常滑の老人
置戸棚の片づけをしていたら、懐かしい常滑の陶片が出てきた。
50年ほど昔、常滑の陶芸研究所に穴窯の見学に行った時のこと――。
帰路、以前から見てみたいと思っていた平安時代の窯跡を訪ねようと、陶器全集などを読んで見当をつけた辺りをうろうろしていると、畑で農作業をしている老人を見つけた。
おそるおそる「この辺りに平安の窯跡はないですか?」と尋ねると、一瞬間をおいて私を一瞥したその老人は、「鎌倉初期の窯ならこの先にあるよ」と言われた。道順を聞き、礼を言って立ち去ろうとすると、「ここにも平安の窯跡があったんだ」と、足もとを指さした。そして、すぐそばの稲藁の山の下に手を突っ込んだかと思うと、「これ、やるよ」と言いながら差し出した。

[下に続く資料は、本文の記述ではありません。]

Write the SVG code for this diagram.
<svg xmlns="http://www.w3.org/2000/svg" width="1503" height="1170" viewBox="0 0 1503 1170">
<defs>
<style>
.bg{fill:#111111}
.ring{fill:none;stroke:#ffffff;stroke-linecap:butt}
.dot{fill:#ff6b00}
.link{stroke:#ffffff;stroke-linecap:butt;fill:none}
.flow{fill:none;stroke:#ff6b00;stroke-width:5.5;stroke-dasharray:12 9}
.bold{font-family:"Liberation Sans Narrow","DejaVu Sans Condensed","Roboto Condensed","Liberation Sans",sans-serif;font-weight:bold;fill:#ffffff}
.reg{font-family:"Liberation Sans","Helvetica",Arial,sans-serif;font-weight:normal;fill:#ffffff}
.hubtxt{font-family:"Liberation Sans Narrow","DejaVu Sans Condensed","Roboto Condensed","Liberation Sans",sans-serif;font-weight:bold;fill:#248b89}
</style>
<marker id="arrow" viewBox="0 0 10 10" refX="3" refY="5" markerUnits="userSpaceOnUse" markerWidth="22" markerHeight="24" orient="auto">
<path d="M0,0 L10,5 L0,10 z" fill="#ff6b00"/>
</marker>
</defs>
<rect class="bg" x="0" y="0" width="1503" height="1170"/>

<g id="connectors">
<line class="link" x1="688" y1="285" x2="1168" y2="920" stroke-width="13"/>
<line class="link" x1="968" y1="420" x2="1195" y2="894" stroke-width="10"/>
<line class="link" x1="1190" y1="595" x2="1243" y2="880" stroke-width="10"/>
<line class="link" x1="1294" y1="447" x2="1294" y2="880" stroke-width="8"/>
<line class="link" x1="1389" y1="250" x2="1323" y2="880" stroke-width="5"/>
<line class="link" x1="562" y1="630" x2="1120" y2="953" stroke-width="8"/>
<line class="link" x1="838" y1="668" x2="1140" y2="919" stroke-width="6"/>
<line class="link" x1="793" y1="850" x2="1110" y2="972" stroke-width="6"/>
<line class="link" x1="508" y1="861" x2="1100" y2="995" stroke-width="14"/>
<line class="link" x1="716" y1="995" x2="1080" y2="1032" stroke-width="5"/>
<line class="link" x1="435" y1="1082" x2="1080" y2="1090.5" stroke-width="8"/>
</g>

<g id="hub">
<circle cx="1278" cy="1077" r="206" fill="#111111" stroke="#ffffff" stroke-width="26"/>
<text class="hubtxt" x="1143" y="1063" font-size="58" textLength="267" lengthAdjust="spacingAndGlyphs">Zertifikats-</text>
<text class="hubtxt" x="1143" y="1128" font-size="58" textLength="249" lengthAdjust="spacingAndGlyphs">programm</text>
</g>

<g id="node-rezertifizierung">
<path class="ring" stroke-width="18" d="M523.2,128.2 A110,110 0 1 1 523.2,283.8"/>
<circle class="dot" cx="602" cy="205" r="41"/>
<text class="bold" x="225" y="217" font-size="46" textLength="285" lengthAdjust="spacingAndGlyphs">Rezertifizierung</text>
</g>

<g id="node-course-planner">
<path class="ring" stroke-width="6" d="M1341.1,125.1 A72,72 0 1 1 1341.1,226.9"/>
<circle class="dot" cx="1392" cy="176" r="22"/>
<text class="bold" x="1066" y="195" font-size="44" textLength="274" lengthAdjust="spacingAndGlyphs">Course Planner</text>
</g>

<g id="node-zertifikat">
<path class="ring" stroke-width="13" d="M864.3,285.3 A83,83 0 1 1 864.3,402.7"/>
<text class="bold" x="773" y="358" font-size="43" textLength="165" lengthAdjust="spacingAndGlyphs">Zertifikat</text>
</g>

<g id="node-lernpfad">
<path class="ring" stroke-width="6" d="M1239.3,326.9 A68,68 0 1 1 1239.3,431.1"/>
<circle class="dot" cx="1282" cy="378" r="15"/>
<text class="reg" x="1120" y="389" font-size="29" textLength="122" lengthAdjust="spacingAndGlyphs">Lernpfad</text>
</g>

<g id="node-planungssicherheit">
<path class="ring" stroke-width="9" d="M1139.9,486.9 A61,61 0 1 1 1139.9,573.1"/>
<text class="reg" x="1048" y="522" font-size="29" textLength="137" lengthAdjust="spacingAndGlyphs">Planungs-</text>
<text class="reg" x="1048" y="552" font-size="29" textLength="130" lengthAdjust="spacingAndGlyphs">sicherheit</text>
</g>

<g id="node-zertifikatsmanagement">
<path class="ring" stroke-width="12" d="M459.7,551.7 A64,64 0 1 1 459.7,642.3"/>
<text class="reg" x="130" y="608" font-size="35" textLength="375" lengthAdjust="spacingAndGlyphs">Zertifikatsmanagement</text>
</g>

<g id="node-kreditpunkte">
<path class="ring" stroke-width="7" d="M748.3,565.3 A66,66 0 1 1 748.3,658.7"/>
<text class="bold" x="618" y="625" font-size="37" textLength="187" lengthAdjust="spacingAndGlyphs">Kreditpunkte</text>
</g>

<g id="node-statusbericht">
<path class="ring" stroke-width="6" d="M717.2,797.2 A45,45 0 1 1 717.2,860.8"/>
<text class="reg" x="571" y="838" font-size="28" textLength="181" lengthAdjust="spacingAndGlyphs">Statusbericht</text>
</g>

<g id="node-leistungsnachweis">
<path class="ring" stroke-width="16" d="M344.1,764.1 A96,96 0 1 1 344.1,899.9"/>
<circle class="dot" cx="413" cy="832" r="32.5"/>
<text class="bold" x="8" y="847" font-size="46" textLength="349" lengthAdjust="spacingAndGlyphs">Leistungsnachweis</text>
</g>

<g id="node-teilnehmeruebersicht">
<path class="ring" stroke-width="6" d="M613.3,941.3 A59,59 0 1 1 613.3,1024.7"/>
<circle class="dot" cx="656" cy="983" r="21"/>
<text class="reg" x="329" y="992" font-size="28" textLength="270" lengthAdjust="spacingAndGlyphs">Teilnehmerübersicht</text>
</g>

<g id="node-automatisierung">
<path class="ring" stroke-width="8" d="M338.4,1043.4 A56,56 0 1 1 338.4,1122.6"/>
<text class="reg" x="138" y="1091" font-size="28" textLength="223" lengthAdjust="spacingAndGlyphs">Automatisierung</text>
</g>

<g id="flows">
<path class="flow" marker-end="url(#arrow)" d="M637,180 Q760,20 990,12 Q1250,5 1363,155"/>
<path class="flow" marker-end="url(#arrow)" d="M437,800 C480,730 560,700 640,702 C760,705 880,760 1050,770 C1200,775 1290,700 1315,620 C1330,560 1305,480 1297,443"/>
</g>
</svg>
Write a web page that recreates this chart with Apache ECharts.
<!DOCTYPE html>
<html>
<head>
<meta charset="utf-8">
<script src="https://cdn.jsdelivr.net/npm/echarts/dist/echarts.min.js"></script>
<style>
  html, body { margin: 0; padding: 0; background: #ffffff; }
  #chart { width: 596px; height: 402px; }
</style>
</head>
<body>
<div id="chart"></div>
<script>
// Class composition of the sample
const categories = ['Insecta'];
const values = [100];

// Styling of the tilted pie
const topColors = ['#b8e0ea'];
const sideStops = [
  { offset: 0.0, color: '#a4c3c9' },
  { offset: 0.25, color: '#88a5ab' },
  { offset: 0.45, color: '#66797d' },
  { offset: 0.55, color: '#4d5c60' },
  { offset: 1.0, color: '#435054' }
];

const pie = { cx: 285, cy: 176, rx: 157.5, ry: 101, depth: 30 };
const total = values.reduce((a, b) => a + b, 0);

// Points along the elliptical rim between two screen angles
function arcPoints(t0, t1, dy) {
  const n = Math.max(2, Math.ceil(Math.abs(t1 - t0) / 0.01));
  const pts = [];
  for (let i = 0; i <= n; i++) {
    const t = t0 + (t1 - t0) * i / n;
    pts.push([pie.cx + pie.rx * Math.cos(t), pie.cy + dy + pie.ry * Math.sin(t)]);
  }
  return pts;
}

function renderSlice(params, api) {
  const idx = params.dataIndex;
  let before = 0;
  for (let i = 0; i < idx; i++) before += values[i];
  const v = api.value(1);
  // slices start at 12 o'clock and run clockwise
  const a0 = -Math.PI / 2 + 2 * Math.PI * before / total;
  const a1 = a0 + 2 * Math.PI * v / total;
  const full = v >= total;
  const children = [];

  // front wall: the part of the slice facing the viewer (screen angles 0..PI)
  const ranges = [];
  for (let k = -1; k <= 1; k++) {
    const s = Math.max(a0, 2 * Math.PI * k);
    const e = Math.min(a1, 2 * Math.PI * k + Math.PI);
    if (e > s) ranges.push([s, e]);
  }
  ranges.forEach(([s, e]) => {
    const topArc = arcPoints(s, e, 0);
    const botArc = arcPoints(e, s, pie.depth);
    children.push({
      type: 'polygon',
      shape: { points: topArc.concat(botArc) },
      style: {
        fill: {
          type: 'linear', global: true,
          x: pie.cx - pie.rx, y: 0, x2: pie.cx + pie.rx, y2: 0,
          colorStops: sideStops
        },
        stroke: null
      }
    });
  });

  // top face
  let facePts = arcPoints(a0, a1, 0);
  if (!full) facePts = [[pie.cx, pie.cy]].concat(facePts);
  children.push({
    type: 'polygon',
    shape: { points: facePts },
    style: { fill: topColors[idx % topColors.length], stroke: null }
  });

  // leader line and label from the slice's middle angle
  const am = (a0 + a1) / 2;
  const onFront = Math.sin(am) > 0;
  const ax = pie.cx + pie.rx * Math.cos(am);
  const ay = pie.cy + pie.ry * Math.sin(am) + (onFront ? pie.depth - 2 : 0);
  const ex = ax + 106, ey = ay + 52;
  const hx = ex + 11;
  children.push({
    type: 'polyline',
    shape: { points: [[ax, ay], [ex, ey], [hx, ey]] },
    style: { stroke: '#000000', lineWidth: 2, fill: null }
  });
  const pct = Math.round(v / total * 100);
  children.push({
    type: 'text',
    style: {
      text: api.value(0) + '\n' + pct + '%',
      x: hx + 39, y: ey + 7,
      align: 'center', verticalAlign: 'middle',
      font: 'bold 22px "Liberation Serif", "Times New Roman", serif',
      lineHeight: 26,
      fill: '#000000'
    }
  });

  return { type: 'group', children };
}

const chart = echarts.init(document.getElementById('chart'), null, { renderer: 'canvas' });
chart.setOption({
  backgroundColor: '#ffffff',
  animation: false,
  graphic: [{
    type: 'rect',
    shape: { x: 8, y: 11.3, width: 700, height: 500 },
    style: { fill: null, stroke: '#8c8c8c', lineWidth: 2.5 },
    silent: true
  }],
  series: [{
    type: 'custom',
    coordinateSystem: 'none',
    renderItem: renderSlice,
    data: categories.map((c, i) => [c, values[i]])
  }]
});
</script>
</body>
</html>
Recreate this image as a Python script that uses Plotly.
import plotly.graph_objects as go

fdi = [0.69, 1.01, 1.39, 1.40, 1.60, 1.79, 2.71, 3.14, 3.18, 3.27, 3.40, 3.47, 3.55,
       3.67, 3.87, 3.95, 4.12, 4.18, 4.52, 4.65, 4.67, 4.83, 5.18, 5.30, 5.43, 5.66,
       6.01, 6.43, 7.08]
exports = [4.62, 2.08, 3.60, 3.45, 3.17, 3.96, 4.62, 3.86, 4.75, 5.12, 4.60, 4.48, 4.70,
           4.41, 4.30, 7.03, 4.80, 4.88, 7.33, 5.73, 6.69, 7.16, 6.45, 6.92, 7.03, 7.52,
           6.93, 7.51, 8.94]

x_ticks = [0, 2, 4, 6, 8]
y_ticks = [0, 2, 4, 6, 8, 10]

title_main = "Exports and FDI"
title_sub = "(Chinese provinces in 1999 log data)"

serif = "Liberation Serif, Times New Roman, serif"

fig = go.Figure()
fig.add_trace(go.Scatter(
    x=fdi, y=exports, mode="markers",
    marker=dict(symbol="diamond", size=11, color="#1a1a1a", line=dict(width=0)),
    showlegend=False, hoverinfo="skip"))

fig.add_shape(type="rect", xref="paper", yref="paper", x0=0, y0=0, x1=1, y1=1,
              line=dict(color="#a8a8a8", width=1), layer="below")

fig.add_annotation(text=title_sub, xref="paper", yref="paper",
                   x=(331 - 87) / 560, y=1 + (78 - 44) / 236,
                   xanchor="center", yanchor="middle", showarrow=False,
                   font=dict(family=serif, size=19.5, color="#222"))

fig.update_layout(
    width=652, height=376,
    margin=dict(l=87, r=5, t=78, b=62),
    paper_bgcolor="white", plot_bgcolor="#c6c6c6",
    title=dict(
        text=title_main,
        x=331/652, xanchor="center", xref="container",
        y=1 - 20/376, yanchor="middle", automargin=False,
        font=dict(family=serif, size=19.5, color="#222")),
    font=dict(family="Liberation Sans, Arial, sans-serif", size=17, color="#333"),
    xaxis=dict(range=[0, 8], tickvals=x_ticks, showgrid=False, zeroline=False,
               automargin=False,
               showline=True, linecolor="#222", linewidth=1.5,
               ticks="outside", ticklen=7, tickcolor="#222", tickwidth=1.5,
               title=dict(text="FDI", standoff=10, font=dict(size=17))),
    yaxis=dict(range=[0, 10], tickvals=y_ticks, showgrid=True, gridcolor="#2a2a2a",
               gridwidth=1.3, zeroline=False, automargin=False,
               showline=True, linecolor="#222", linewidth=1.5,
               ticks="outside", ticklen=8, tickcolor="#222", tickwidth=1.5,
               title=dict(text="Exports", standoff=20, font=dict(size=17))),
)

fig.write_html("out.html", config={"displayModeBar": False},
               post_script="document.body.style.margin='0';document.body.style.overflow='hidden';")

見れば、径20㎝位の輪花の鉢 5分の1位の陶片だ。いわゆる常滑の壺などの肌の色とは違う。還元気味の焼成で、おそらく小さめの窯だろう。まさしく平安である。
嬉しくなって「本当にいいんですか」と念押しして、何度も礼を言ってありがたく頂戴した。
宿に帰りそっと洗ってよく見ると、付高台でうっすら灰がかかり、上品な素晴らしい陶片である。老人にその平安の窯についてもっともっと話を聞きたいと思うほど、嬉しさがこみ上げた。
教えてもらった鎌倉初期の窯跡のある竹林から戻ってきた時、畑に老人の姿はなかった。
50年が経ち、あれは幻の、常滑平安古窯の守り人だったのかもしれないとさえ思えてくる今、もう一度会って礼が言いたい。